Mikko Tapani Hautala (born 10 May 1972 Seinäjoki, Finland) is a Finnish diplomat. Since September 2020 he has worked as the Finnish ambassador to the United States.

==Education==
Hautala has two master's degrees from the University of Helsinki, one in political science and one in Slavic philology.

He wrote his master's thesis in political science in 2000, with the title Promoting exports or foreign policy? Finnish relations to Ukraine as a political and economic question during 1917–1919 (164 pages). His thesis in Slavic philology was completed in 2006, with the title The Polish period of changes in 1980–1981 as described by the journal Kultura (114 pages). Both theses were written in Finnish.

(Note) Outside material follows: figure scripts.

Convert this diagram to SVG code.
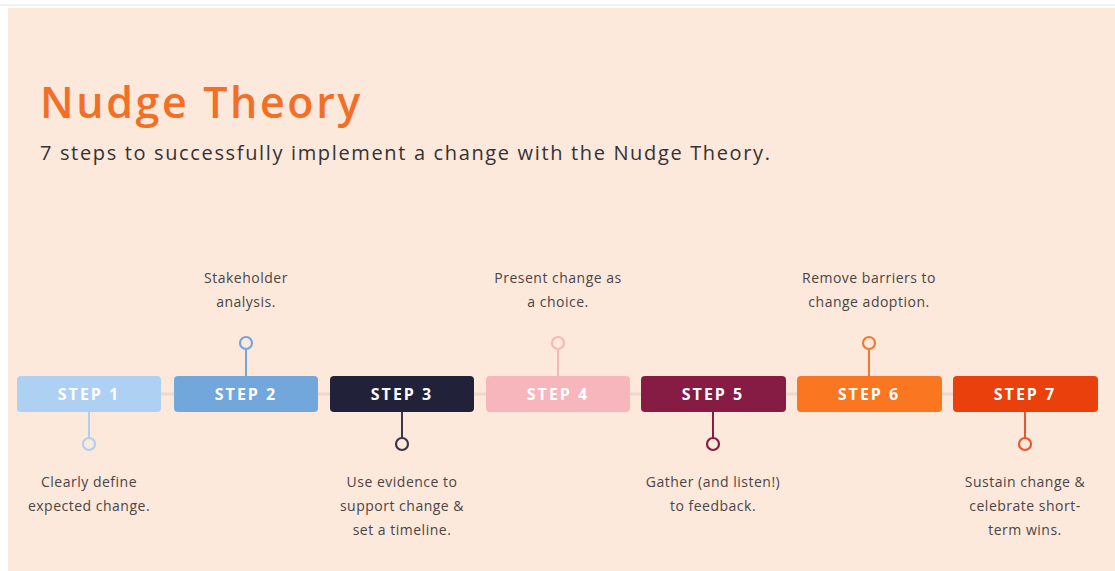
<svg xmlns="http://www.w3.org/2000/svg" width="1115" height="571" viewBox="0 0 1115 571">
  <style>
    .title { font-family: "Open Sans", "Liberation Sans", sans-serif; font-weight: 600; font-size: 43px; fill: #f26f25; letter-spacing: 2.6px; }
    .sub { font-family: "Open Sans", "Liberation Sans", sans-serif; font-size: 20px; fill: #333333; letter-spacing: 1.65px; }
    .lbl { font-family: "Open Sans", "Liberation Sans", sans-serif; font-weight: 700; font-size: 16px; fill: #ffffff; letter-spacing: 2px; text-anchor: middle; }
    .note { font-family: "Open Sans", "Liberation Sans", sans-serif; font-size: 14px; fill: #4a4545; text-anchor: middle; letter-spacing: 0.5px; }
    .stem { stroke-width: 2; fill: none; }
    .dot { stroke-width: 2.2; fill: #fde8dc; }
  </style>

  <!-- page -->
  <rect x="0" y="0" width="1115" height="571" fill="#ffffff"/>
  <line x1="0" y1="5" x2="1115" y2="5" stroke="#eeeeee" stroke-width="1.5"/>
  <rect x="8" y="8" width="1107" height="563" fill="#fde8dc"/>

  <text class="title" x="40" y="118">Nudge Theory</text>
  <text class="sub" x="40" y="160">7 steps to successfully implement a change with the Nudge Theory.</text>

  <!-- timeline rail and callout stems -->
  <g id="connectors">
    <line x1="17" y1="394" x2="1098" y2="394" stroke="#f1d6c9" stroke-width="3"/>
    <path class="stem" stroke="#aed0f3" d="M89 412 V438"/>
    <path class="stem" stroke="#72a7dc" d="M246 376 V349"/>
    <path class="stem" stroke="#3a3548" d="M402 412 V438"/>
    <path class="stem" stroke="#f7b6bc" d="M558 376 V349"/>
    <path class="stem" stroke="#861c43" d="M713 412 V438"/>
    <path class="stem" stroke="#f07a35" d="M869 376 V349"/>
    <path class="stem" stroke="#e3582c" d="M1025 412 V438"/>
  </g>

  <g id="step1">
    <rect x="17" y="376" width="144" height="36" rx="4" fill="#aed0f3"/>
    <text class="lbl" x="89" y="400">STEP 1</text>
    <circle class="dot" cx="89" cy="444" r="6" stroke="#aed0f3"/>
    <text class="note" x="89" y="487">Clearly define</text>
    <text class="note" x="89" y="511">expected change.</text>
  </g>

  <g id="step2">
    <rect x="174" y="376" width="144" height="36" rx="4" fill="#72a7dc"/>
    <text class="lbl" x="246" y="400">STEP 2</text>
    <circle class="dot" cx="246" cy="343" r="6" stroke="#72a7dc"/>
    <text class="note" x="246" y="283">Stakeholder</text>
    <text class="note" x="246" y="307">analysis.</text>
  </g>

  <g id="step3">
    <rect x="330" y="376" width="144" height="36" rx="4" fill="#22213a"/>
    <text class="lbl" x="402" y="400">STEP 3</text>
    <circle class="dot" cx="402" cy="444" r="6" stroke="#3a3548"/>
    <text class="note" x="402" y="487">Use evidence to</text>
    <text class="note" x="402" y="511">support change &amp;</text>
    <text class="note" x="402" y="535">set a timeline.</text>
  </g>

  <g id="step4">
    <rect x="486" y="376" width="144" height="36" rx="4" fill="#f7b6bc"/>
    <text class="lbl" x="558" y="400">STEP 4</text>
    <circle class="dot" cx="558" cy="343" r="6" stroke="#f7b6bc"/>
    <text class="note" x="558" y="283">Present change as</text>
    <text class="note" x="558" y="307">a choice.</text>
  </g>

  <g id="step5">
    <rect x="641" y="376" width="145" height="36" rx="4" fill="#861c43"/>
    <text class="lbl" x="713" y="400">STEP 5</text>
    <circle class="dot" cx="713" cy="444" r="6" stroke="#861c43"/>
    <text class="note" x="713" y="487">Gather (and listen!)</text>
    <text class="note" x="713" y="511">to feedback.</text>
  </g>

  <g id="step6">
    <rect x="797" y="376" width="145" height="36" rx="4" fill="#fa7620"/>
    <text class="lbl" x="869" y="400">STEP 6</text>
    <circle class="dot" cx="869" cy="343" r="6" stroke="#f07a35"/>
    <text class="note" x="869" y="283">Remove barriers to</text>
    <text class="note" x="869" y="307">change adoption.</text>
  </g>

  <g id="step7">
    <rect x="953" y="376" width="145" height="36" rx="4" fill="#e9400c"/>
    <text class="lbl" x="1025" y="400">STEP 7</text>
    <circle class="dot" cx="1025" cy="444" r="6" stroke="#e3582c"/>
    <text class="note" x="1025" y="487">Sustain change &amp;</text>
    <text class="note" x="1025" y="511">celebrate short-</text>
    <text class="note" x="1025" y="535">term wins.</text>
  </g>
</svg>
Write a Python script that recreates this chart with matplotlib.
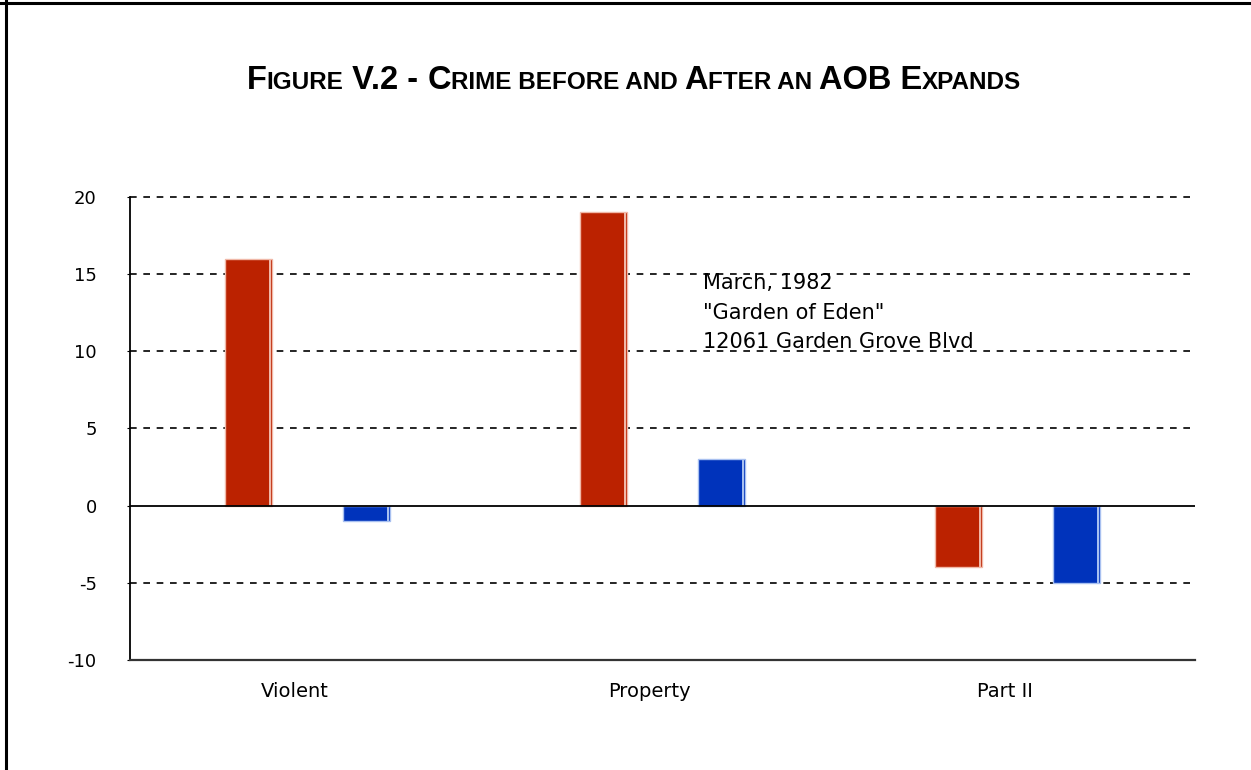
import numpy as np
import matplotlib
matplotlib.use('Agg')
import matplotlib.pyplot as plt
from matplotlib.lines import Line2D
from matplotlib.transforms import ScaledTranslation

plt.rcParams['axes.unicode_minus'] = False

# =====================================================================
# DATA
# =====================================================================
categories = ["Violent", "Property", "Part II"]
before_vals = [16, 19, -4]     # red bars
after_vals = [-1, 3, -5]       # blue bars
y_ticks = [-10, -5, 0, 5, 10, 15, 20]
note_lines = ["March, 1982", "\"Garden of Eden\"", "12061 Garden Grove Blvd"]

# title pieces: (text, is_big) -> fake small caps
title_parts = [("F", True), ("IGURE", False), (" V.2 - ", True), ("C", True),
               ("RIME BEFORE AND ", False), ("A", True), ("FTER AN ", False),
               ("AOB E", True), ("XPANDS", False)]

RED = '#BB2200'
BLUE = '#0033BB'

# =====================================================================
# FIGURE
# =====================================================================
fig = plt.figure(figsize=(12.51, 7.70), dpi=100)
ax = fig.add_axes([130 / 1251, 1 - 660 / 770, (1195 - 130) / 1251, (660 - 197) / 770])

x = np.arange(len(categories))
w = 0.133
off = 0.166

def draw_bars(xs, vals, face, hi):
    ax.bar(xs, vals, width=w, color=face, edgecolor=hi, linewidth=1.0, zorder=3)
    # light highlight stripe on the right edge
    ax.bar(xs + w / 2 - 0.006, vals, width=0.004, color=hi, linewidth=0, zorder=4)

draw_bars(x - off, before_vals, RED, '#F0B8A8')
draw_bars(x + off, after_vals, BLUE, '#A8C0F0')

ax.set_xlim(-0.5, len(categories) - 0.5)
ax.set_ylim(min(y_ticks), max(y_ticks))
ax.set_yticks(y_ticks)
ax.set_xticks(x)
ax.set_xticklabels(categories)

for t in y_ticks:
    if t == 0:
        ax.axhline(t, color='black', lw=1.3, zorder=5)
    elif t != min(y_ticks):
        ax.axhline(t, xmax=0.997, color='black', lw=1.2, linestyle=(0, (4, 4)),
                   zorder=1, clip_on=False)

for s in ['top', 'right']:
    ax.spines[s].set_visible(False)
ax.spines['left'].set_linewidth(1.3)
ax.spines['bottom'].set_linewidth(1.6)
ax.spines['bottom'].set_color('#333333')

ax.tick_params(axis='y', length=2, pad=22, labelsize=13)
ax.tick_params(axis='x', length=0, pad=16, labelsize=14)
# category labels sit a little left of the group centre in the original
shift = ScaledTranslation(-0.13, 0, fig.dpi_scale_trans)
for lbl in ax.get_xticklabels():
    lbl.set_transform(lbl.get_transform() + shift)

ax.text(1.115, 15.1, "\n".join(note_lines), fontsize=15, va='top', ha='left',
        linespacing=1.62, zorder=6)

# =====================================================================
# TITLE (fake small caps, pieces laid side by side)
# =====================================================================
fig.canvas.draw()
renderer = fig.canvas.get_renderer()
big_fs, small_fs = 23.5, 17.5
pieces = []
total = 0
for txt, big in title_parts:
    t = fig.text(0, 0, txt, fontsize=big_fs if big else small_fs,
                 fontweight='bold', family='Liberation Sans')
    bb = t.get_window_extent(renderer)
    pieces.append((t, bb.width))
    total += bb.width
cur = 634 - total / 2
for t, wd in pieces:
    t.set_position((cur / 1251, 1 - 89 / 770))
    cur += wd

# frame lines (top and left only)
fig.add_artist(Line2D([0, 1], [1 - 3 / 770, 1 - 3 / 770], color='black', lw=2.2,
                      transform=fig.transFigure))
fig.add_artist(Line2D([6 / 1251, 6 / 1251], [0, 1], color='black', lw=2.2,
                      transform=fig.transFigure))

fig.savefig("out.png", dpi=100)
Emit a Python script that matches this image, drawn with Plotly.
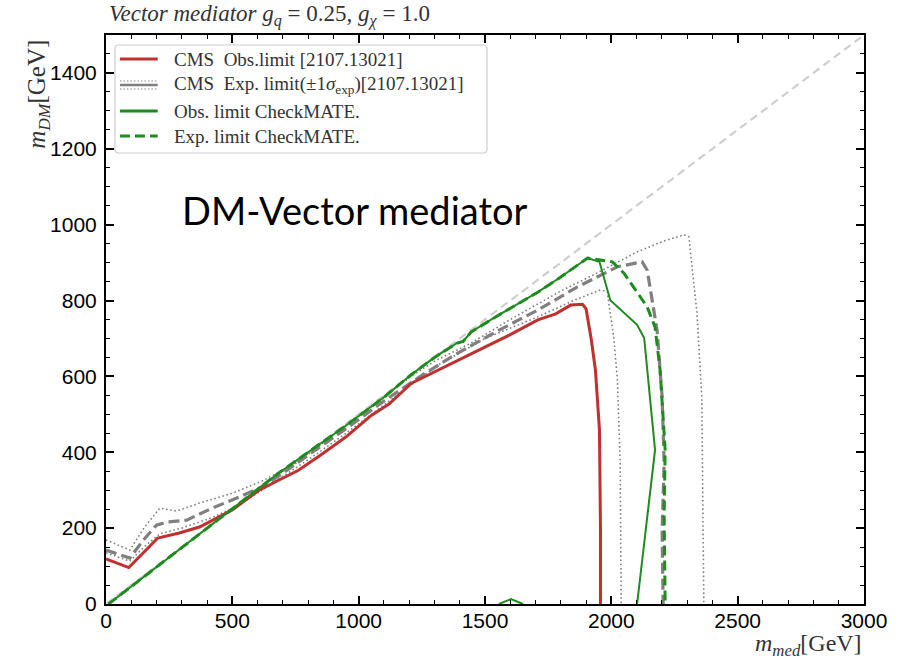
import plotly.graph_objects as go

# ---- data (GeV) ----
diag_x = [0, 3000]
diag_y = [0, 1500]

cms_obs_x = [0, 90, 140, 205, 290, 370, 500, 606, 685, 760, 850, 949, 1050, 1120, 1209,
             1300, 1421, 1472, 1600, 1709, 1780, 1839, 1886, 1900, 1920, 1937, 1953, 1957, 1957]
cms_obs_y = [119, 96, 130, 174, 187, 203, 248, 300, 327, 352, 393, 440, 497, 527, 582,
             612, 651, 670, 710, 749, 765, 788, 790, 778, 700, 617, 459, 200, 0]

cms_exp_x = [0, 94, 150, 200, 240, 319, 421, 528, 620, 700, 800, 950, 1100, 1250, 1394,
             1550, 1709, 1866, 2024, 2122, 2142, 2181, 2201, 2209, 2201, 2205]
cms_exp_y = [142, 121, 170, 208, 216, 221, 253, 282, 310, 345, 392, 462, 535, 603, 662,
             720, 775, 836, 889, 902, 880, 722, 546, 372, 195, 0]

cms_exp_up_x = [0, 94, 150, 213, 279, 370, 500, 620, 750, 900, 1050, 1200, 1300, 1445,
                1600, 1800, 1945, 2102, 2200, 2287, 2307, 2320, 2339, 2358, 2366]
cms_exp_up_y = [169, 142, 200, 253, 245, 266, 292, 325, 370, 445, 520, 597, 640, 688,
                750, 825, 873, 928, 955, 973, 968, 880, 767, 546, 0]

cms_exp_dn_x = [0, 94, 150, 213, 300, 420, 520, 650, 800, 950, 1100, 1315, 1500, 1709,
                1850, 1957, 1984, 1992, 2010, 2024, 2035, 2039]
cms_exp_dn_y = [135, 113, 150, 185, 200, 228, 258, 315, 380, 450, 525, 630, 700, 757,
                800, 828, 823, 783, 700, 591, 372, 0]

cm_obs_x = [10, 200, 400, 594, 685, 800, 949, 1100, 1209, 1300, 1390, 1413, 1445, 1550,
            1709, 1800, 1870, 1906, 1953, 1996, 2102, 2130, 2173, 2102,
            None, 1555, 1603, 1650]
cm_obs_y = [0, 97, 200, 300, 346, 400, 470, 545, 605, 650, 688, 692, 717, 760,
            822, 862, 895, 912, 902, 801, 736, 701, 406, 0,
            None, 0, 13, 0]

cm_exp_x = [10, 200, 400, 594, 685, 800, 949, 1100, 1209, 1300, 1390, 1413, 1445, 1550,
            1709, 1800, 1870, 1906, 2004, 2050, 2142, 2173, 2193, 2213, 2209, 2213]
cm_exp_y = [0, 97, 200, 300, 346, 400, 470, 545, 605, 650, 688, 692, 717, 760,
            822, 862, 895, 912, 902, 872, 783, 730, 617, 406, 230, 0]

RED = "#c0302f"
GREEN = "#1f8b1f"
GRAY = "#808080"
LGRAY = "#cfcfcf"

fig = go.Figure()
fig.add_trace(go.Scatter(x=diag_x, y=diag_y, mode="lines",
                         line=dict(color=LGRAY, width=2.2, dash="8px,5px")))
fig.add_trace(go.Scatter(x=cms_exp_up_x, y=cms_exp_up_y, mode="lines",
                         line=dict(color=GRAY, width=1.6, dash="1.6px,2.6px")))
fig.add_trace(go.Scatter(x=cms_exp_dn_x, y=cms_exp_dn_y, mode="lines",
                         line=dict(color=GRAY, width=1.6, dash="1.6px,2.6px")))
fig.add_trace(go.Scatter(x=cms_exp_x, y=cms_exp_y, mode="lines",
                         line=dict(color=GRAY, width=3.2, dash="11px,5px")))
fig.add_trace(go.Scatter(x=cms_obs_x, y=cms_obs_y, mode="lines",
                         line=dict(color=RED, width=3)))
fig.add_trace(go.Scatter(x=cm_obs_x, y=cm_obs_y, mode="lines",
                         line=dict(color=GREEN, width=2)))
fig.add_trace(go.Scatter(x=cm_exp_x, y=cm_exp_y, mode="lines",
                         line=dict(color=GREEN, width=3, dash="10px,5px")))

# plot area in pixels: x 106..868, y 35..604
L, R, T, B = 106, 868, 35, 604
W, H = R - L, B - T


def px(x):
    return (x - L) / W


def py(y):
    return (B - y) / H


SERIF = "Liberation Serif"
shapes = []
annotations = []

# legend frame with rounded corners
lx0, lx1, ly0, ly1, r = px(115), px(489), py(45), py(153), 4
rx, ry = r / W, r / H
path = (f"M {lx0+rx},{ly0} L {lx1-rx},{ly0} Q {lx1},{ly0} {lx1},{ly0-ry} "
        f"L {lx1},{ly1+ry} Q {lx1},{ly1} {lx1-rx},{ly1} L {lx0+rx},{ly1} "
        f"Q {lx0},{ly1} {lx0},{ly1+ry} L {lx0},{ly0-ry} Q {lx0},{ly0} {lx0+rx},{ly0} Z")
shapes.append(dict(type="path", xref="paper", yref="paper", path=path,
                   line=dict(color="#cccccc", width=1.2), fillcolor="rgba(255,255,255,0.85)"))

rows = [59, 85, 111, 136]
labels = [
    "CMS  Obs.limit [2107.13021]",
    "CMS  Exp. limit(±1<i>σ</i><sub>exp</sub>)[2107.13021]",
    "Obs. limit CheckMATE.",
    "Exp. limit CheckMATE.",
]
sx0, sx1 = px(120), px(158)
shapes.append(dict(type="line", xref="paper", yref="paper", x0=sx0, x1=sx1,
                   y0=py(rows[0]), y1=py(rows[0]), line=dict(color=RED, width=3)))
shapes.append(dict(type="line", xref="paper", yref="paper", x0=sx0, x1=sx1,
                   y0=py(rows[1]), y1=py(rows[1]), line=dict(color=GRAY, width=2.5)))
for d in (-4, 4):
    shapes.append(dict(type="line", xref="paper", yref="paper", x0=sx0, x1=sx1,
                       y0=py(rows[1] + d), y1=py(rows[1] + d),
                       line=dict(color=GRAY, width=1.2, dash="1.5px,2px")))
shapes.append(dict(type="line", xref="paper", yref="paper", x0=sx0, x1=sx1,
                   y0=py(rows[2]), y1=py(rows[2]), line=dict(color=GREEN, width=3)))
shapes.append(dict(type="line", xref="paper", yref="paper", x0=sx0, x1=sx1,
                   y0=py(rows[3]), y1=py(rows[3]),
                   line=dict(color=GREEN, width=3, dash="10px,5px")))
for yy, t in zip(rows, labels):
    annotations.append(dict(x=px(172), y=py(yy), xref="paper", yref="paper",
                            text=t, showarrow=False, xanchor="left", yanchor="middle",
                            font=dict(family=SERIF, size=19, color="#333333")))

# title, axis titles, big caption
annotations.append(dict(x=px(107), y=py(15), xref="paper", yref="paper",
                        text="<i>Vector mediator g</i><sub><i>q</i></sub> = 0.25, <i>g</i><sub><i>χ</i></sub> = 1.0",
                        showarrow=False, xanchor="left", yanchor="middle",
                        font=dict(family=SERIF, size=23, color="#333333")))
annotations.append(dict(x=px(868), y=py(645), xref="paper", yref="paper",
                        text="<i>m</i><sub><i>med</i></sub>[GeV]",
                        showarrow=False, xanchor="right", yanchor="middle",
                        font=dict(family=SERIF, size=24, color="#333333")))
annotations.append(dict(x=px(38), y=py(38), xref="paper", yref="paper",
                        text="<i>m</i><sub><i>DM</i></sub>[GeV]", textangle=-90,
                        showarrow=False, xanchor="center", yanchor="top",
                        font=dict(family=SERIF, size=25, color="#333333")))
annotations.append(dict(x=px(356), y=py(210), xref="paper", yref="paper",
                        text="DM-Vector mediator", showarrow=False,
                        xanchor="center", yanchor="middle",
                        font=dict(family="Lato", size=38, color="black")))

axis_common = dict(
    showgrid=False, zeroline=False, showline=True, linecolor="black", linewidth=2,
    mirror="allticks", ticks="inside", ticklen=8, tickwidth=1.5, tickcolor="black",
    tickfont=dict(family="Liberation Sans", size=21, color="black"),
)

fig.update_layout(
    width=899, height=664,
    margin=dict(l=L, r=899 - R, t=T, b=664 - B),
    paper_bgcolor="white", plot_bgcolor="white",
    showlegend=False,
    shapes=shapes, annotations=annotations,
    xaxis=dict(range=[0, 3000], tick0=0, dtick=500, ticklabelstandoff=-3,
               minor=dict(dtick=100, ticks="inside", ticklen=4, tickwidth=1, tickcolor="black"),
               **axis_common),
    yaxis=dict(range=[0, 1500], tick0=0, dtick=200, ticklabelstandoff=3,
               minor=dict(dtick=50, ticks="inside", ticklen=4, tickwidth=1, tickcolor="black"),
               **axis_common),
)

fig.write_html("out.html")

Hautala speaks fluent Finnish, English, Swedish, Russian, Ukrainian and Polish.

==Diplomatic career==
Hautala began his diplomatic career as an attaché in the Finnish embassy in Kyiv during 1998–2001. During the latter mentioned year he began his service properly with the Finnish Foreign Ministry, where during 2001–02 he worked as an attaché. During 2002–07 he worked at the Finnish representation in the EU in Brussels, and during 2007–2011 he worked as a diplomatic advisor in the Foreign Ministry in Helsinki.

During 2012–16 Hautala worked as a foreign policy advisor for the President of Finland, Sauli Niinistö. In this capacity, he was among the guests invited to the state dinner hosted by U.S. President Barack Obama in honor of Niinistö as well as other Nordic leaders Lars Løkke Rasmussen, Sigurður Ingi Jóhannsson, Erna Solberg and Stefan Löfven at the White House on 13 May 2016.

From 2011 Hautala worked as the deputy head of the Finnish embassy in Moscow. During 2016–2020 he worked in Moscow as the Finnish ambassador to Russia.

==Other activities==
Hautala writes columns for the Finnish newsmagazine Suomen Kuvalehti with the title of Näkökulma.

==Views on the war between Russia and Ukraine==
According to Hautala, an independent Ukraine is an impossible idea to the Russian leadership. Unfortunate for Ukraine, Russia has usurped her early history and made it part of the Russian mythical beginning. He believes that, for Russia, no separate Ukraine can exist. During the Tsarist Russia, the state repressed heavily the Ukrainian national culture, the Ukrainians were not granted any national institutions or their own educational system. Neither did the Russian regime take the Ukrainian national ideas seriously later. “Ukraine in a sense cannot exist, because it is in contradiction with the Russian idea of history, it is an insult to it. An independent Ukraine is also in contradiction with the Russian idea of Russia as a superpower. It is felt that Russia without Ukraine is too small a player on the international scene.”